Used in a variety of Caribbean dishes that are popular in the United States and in Haiti, Haitian spices are a must for any cook trying to emulate this cuisine. These unique spices are also important for medicinal purposes and preserving meats.
Where to Buy Haitian Spices
Whether you're interested in the healing properties of certain spices or want to add a dash of flavor to your next meal, you can find many Haitian spices right in your local grocery store. To ensure the quality and source of what you are buying, however, try purchasing from these sites:
- The Spice House: The Spice House carries spices from all over the world, including Haiti. They also have a special section of spices used in Caribbean cooking.
- The Chili Guy: The Chili Guy carries many of the peppers grown in Haiti, but also carries the hard to find Scotch Bonnet pepper.
- Savory Spice Shop: The Savory Spice Shop carries spices from all over the world, including Haiti, which also includes Annatto seeds.
- Fiesta Spices: Fiesta Spices sells a variety of spices found in Haiti, including whole comino seeds.
Haitian Spices Used in Cooking
There are many spices that the Haitians use in cooking. Many of the spices impart a unique flavor to the foods they are added to. From Jamaican jerk recipes to riz cole avec pois, these varied savory and spicy herbs are sure to please any palate.

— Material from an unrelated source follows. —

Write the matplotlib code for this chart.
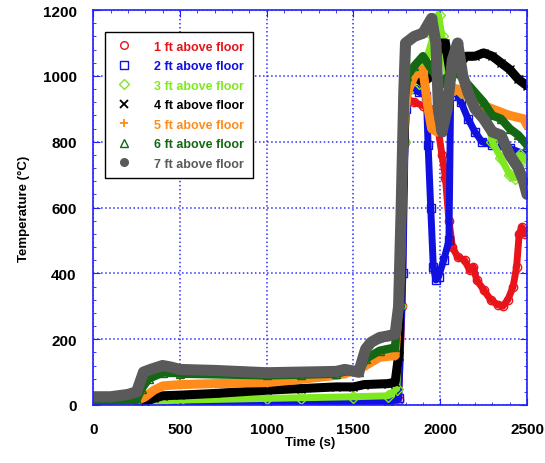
import matplotlib
matplotlib.use('Agg')
import matplotlib.pyplot as plt
from matplotlib.lines import Line2D
from matplotlib.ticker import MultipleLocator

plt.rcParams['font.family'] = ['Liberation Sans', 'DejaVu Sans']

# valeurs (temps en s, température en °C)
t1 = [0, 1000, 1700, 1760, 1780, 1795, 1810, 1850, 1900, 1940, 1970, 1990, 2010, 2030, 2050,
      2070, 2100, 2140, 2170, 2190, 2210, 2250, 2290, 2330, 2360, 2390, 2420, 2440, 2455,
      2470, 2490, 2500]
v1 = [3, 4, 5, 15, 300, 800, 930, 920, 910, 900, 870, 830, 760, 690, 560,
      480, 450, 440, 410, 420, 380, 350, 320, 305, 300, 320, 360, 420, 520,
      540, 520, 530]

t2 = [0, 1000, 1700, 1760, 1785, 1800, 1820, 1850, 1880, 1920, 1930, 1945, 1960, 1975,
      1990, 2020, 2050, 2060, 2080, 2120, 2160, 2200, 2240, 2300, 2400, 2500]
v2 = [5, 6, 8, 20, 400, 900, 980, 960, 950, 940, 790, 600, 420, 380,
      390, 440, 500, 940, 960, 920, 870, 830, 800, 790, 780, 760]

t3 = [0, 300, 400, 500, 1000, 1200, 1500, 1700, 1750, 1770, 1790, 1810, 1850, 1880, 1920,
      1960, 1990, 2010, 2040, 2080, 2120, 2170, 2230, 2270, 2300, 2350, 2400, 2430, 2460, 2500]
v3 = [5, 8, 12, 15, 20, 22, 25, 28, 50, 300, 800, 950, 1000, 980, 1050,
      1120, 1185, 1120, 1000, 960, 950, 940, 920, 880, 800, 750, 700, 690, 760, 740]

t4 = [0, 300, 350, 400, 500, 700, 1000, 1200, 1400, 1500, 1560, 1700, 1740, 1760, 1780,
      1800, 1850, 1900, 1950, 2000, 2030, 2060, 2100, 2150, 2200, 2250, 2300, 2350, 2400,
      2450, 2500]
v4 = [8, 10, 20, 28, 30, 35, 45, 50, 55, 55, 62, 65, 70, 150, 600,
      950, 1000, 980, 1000, 1100, 1100, 1000, 1030, 1060, 1060, 1070, 1060, 1040, 1020,
      990, 970]

t5 = [0, 250, 300, 350, 400, 500, 700, 1000, 1200, 1400, 1450, 1530, 1570, 1650, 1740, 1770,
      1790, 1810, 1850, 1900, 1930, 1950, 1980, 2020, 2060, 2100, 2150, 2200, 2300, 2400,
      2480, 2500]
v5 = [10, 12, 25, 45, 58, 62, 65, 68, 78, 90, 95, 110, 120, 145, 150, 400,
      850, 950, 1000, 1020, 900, 840, 830, 900, 950, 960, 940, 920, 900, 880,
      870, 850]

t6 = [0, 250, 280, 320, 400, 450, 500, 1000, 1200, 1400, 1480, 1530, 1570, 1650, 1740, 1770,
      1790, 1810, 1850, 1900, 1950, 2000, 2050, 2100, 2150, 2200, 2250, 2300, 2350, 2400,
      2450, 2500]
v6 = [12, 15, 50, 80, 98, 100, 95, 90, 92, 95, 105, 100, 140, 165, 175, 400,
      900, 1000, 1030, 1060, 1020, 980, 1000, 1010, 980, 950, 920, 880, 870, 840,
      820, 790]

t7 = [0, 100, 200, 250, 290, 330, 400, 450, 500, 700, 1000, 1200, 1400, 1450, 1530, 1570,
      1600, 1650, 1700, 1740, 1760, 1775, 1790, 1800, 1850, 1900, 1950, 1975, 1990, 2010,
      2040, 2070, 2100, 2130, 2160, 2200, 2250, 2300, 2350, 2400, 2450, 2480, 2500]
v7 = [25, 25, 32, 40, 100, 108, 120, 115, 108, 105, 98, 100, 102, 108, 100, 170,
      190, 205, 210, 215, 300, 600, 950, 1100, 1120, 1130, 1175, 1100, 900, 830,
      900, 1050, 1100, 1000, 950, 900, 870, 830, 820, 760, 720, 680, 640]

series = [
    (t1, v1, '#e8141a', 'o', 'none', '1 ft above floor'),
    (t2, v2, '#1010e0', 's', 'none', '2 ft above floor'),
    (t3, v3, '#80e820', 'D', 'none', '3 ft above floor'),
    (t4, v4, '#000000', 'x', None, '4 ft above floor'),
    (t5, v5, '#ff8c1a', '+', None, '5 ft above floor'),
    (t6, v6, '#146814', '^', 'none', '6 ft above floor'),
    (t7, v7, '#5a5a5a', 'o', None, '7 ft above floor'),
]
epaisseurs = [5, 5, 5, 6.5, 6.5, 6, 8]

fig = plt.figure(figsize=(5.45, 4.64), dpi=100)
ax = fig.add_axes([0.171, 0.125, 0.796, 0.851])

poignees = []
for (t, v, c, m, mfc, nom), lw in zip(series, epaisseurs):
    ax.plot(t, v, color=c, lw=lw, marker=m, ms=6, mfc=mfc if mfc else c, mec=c,
            solid_joinstyle='round', solid_capstyle='round')
    poignees.append(Line2D([], [], linestyle='none', marker=m, color=c,
                           mfc=mfc if mfc else c, mec=c, ms=5.5, mew=1.3 if m in 'x+' else 1))

ax.set_xlim(0, 2500)
ax.set_ylim(0, 1200)
ax.xaxis.set_major_locator(MultipleLocator(500))
ax.yaxis.set_major_locator(MultipleLocator(200))
ax.xaxis.set_minor_locator(MultipleLocator(100))
ax.yaxis.set_minor_locator(MultipleLocator(40))
ax.grid(True, which='major', color='#3030ff', linestyle=':', linewidth=1.1)
for s in ax.spines.values():
    s.set_color('#2020ff')
    s.set_linewidth(1.2)
ax.tick_params(which='both', direction='in', top=True, right=True, color='#2020ff')
ax.tick_params(which='major', length=5, pad=12, labelsize=11)
ax.tick_params(which='minor', length=2.5)
for lab in ax.get_xticklabels() + ax.get_yticklabels():
    lab.set_fontweight('bold')

ax.set_xlabel('Time (s)', fontsize=9.5, fontweight='bold', labelpad=0)
ax.set_ylabel('Temperature (°C)', fontsize=9.5, fontweight='bold', labelpad=9)

leg = ax.legend(poignees, [s[5] for s in series], loc='upper left',
                bbox_to_anchor=(0.028, 0.945), fancybox=False, edgecolor='black',
                framealpha=1, fontsize=9, handletextpad=1.6, borderpad=0.7,
                labelspacing=0.6, handlelength=1.6, borderaxespad=0)
leg.get_frame().set_linewidth(1.0)
for txt, s in zip(leg.get_texts(), series):
    txt.set_color(s[2])
    txt.set_fontweight('bold')

fig.savefig('out.png', dpi=100)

Some of the most popular and familiar spices include the following:
- Cayenne Pepper
- Chili Pepper
- Coriander Seeds
- Bay Leaves
- Marjoram Leaves
- Curry Powder
Lesser Known Spices
Lesser known spices (that may be difficult to find in the United States) that are used for cooking include the following:
- Scotch Bonnet
Marinades and Rubs
Haitian spices used for cooking are often used in combination with other ingredients to produce great tasting marinades and rubs for meat. Mix the herbs together with other ingredients such as:
- Black Pepper
- Brown Sugar
- Garlic Powder
- Ground Cloves
Herbs as Preservatives
It is important to note that certain herbs have properties that can help to preserve meat before it is cooked. This would be helpful in countries like Haiti where the weather is always warm.
- Peppers contain capsaicin, an antimicrobial
- Ginger contains gingerol, an antimicrobial
- Cinnamon contains eugenol, an antimicrobial and preservative
- Garlic contains allicin and eugenol, both of which are antimicrobial
- Cloves contain eugenol
- Basil contains eugenol
Haitian spices are grown for medicinal purposes as well. Many individuals who reside in Haiti treat themselves for minor ailments. There is only approximately one doctor for every 4,000 people in Haiti. Those who live there and treat people with herbs and Haitian spices are known as leaf healers. The following are just a few of the plants grown for medicinal purposes:
- Aloe Vera: Use the leaves of the plant to treat cuts, burns and sunburn.
- Catnip or catmint: Make a tea from the leaves of the plant, which has several uses including treating arthritis, digestive upsets and colic.
- Cinnamon: Use the ground up bark to treat diarrhea and vomiting.
- Eucalyptus: Make an extract from the leaves to treat coughs, the flu and joint pain.
- Peppermint, spearmint, lemonmint and horsemint: Healers use these herbs to calm a queasy stomach and to aid in digestion.
- Quassia or bitterroot: Use the bark of this tree to create a tonic that has several health properties, being an anti-fungal and anti-bacterial agent.
- Red sage: Use this herb to thin the blood and also increase menstrual flow.
- Sarsaparilla: Use the tea made from the sarsaparilla root to treat several skin ailments and arthritis.
- Senna: Make a tea of the plant and to use as a laxative.
- Thyme: Use this Haitian spice is in a tea to treat skin disorders or as a diuretic.
- Verbena: Use this herb as a painkiller during child birth.
Disruption in Growth
Unfortunately, many herbs and spices that can be grown in Haiti have not been produced in a sufficient amount to be exported to other countries. Natural events have occurred that have devastated the agricultural areas of Haiti, which have not sufficiently recovered to begin production again.
Haiti is frequently the target of many tropical storms making landfall. Memorable storms have hit Haiti in 2004, 2005 and 2008, as well as the more recent Tropical Storm Isaac. Each of these storms has impacted the spice production. Flooding that occurs during the storms may damage the spice crops output.
The earthquake that shook Haiti in 2010 has also had an impact on the spice trade. Rebuilding is still continuing, which means fewer resources are available to cultivate and grow the spice crop. The spices are grown in smaller amounts on individual farms and primarily used by the locals.
Enjoy the Spice of Life
Haitian spices can lend a world of flavor to the food you eat, as well as a secondary resource for your medicine cabinet. While the spices direct from Haiti are in high demand, they are available for use in limited quantities. Try using some of these exotic and beneficial spices in your home and bring the spice of Haiti to your life.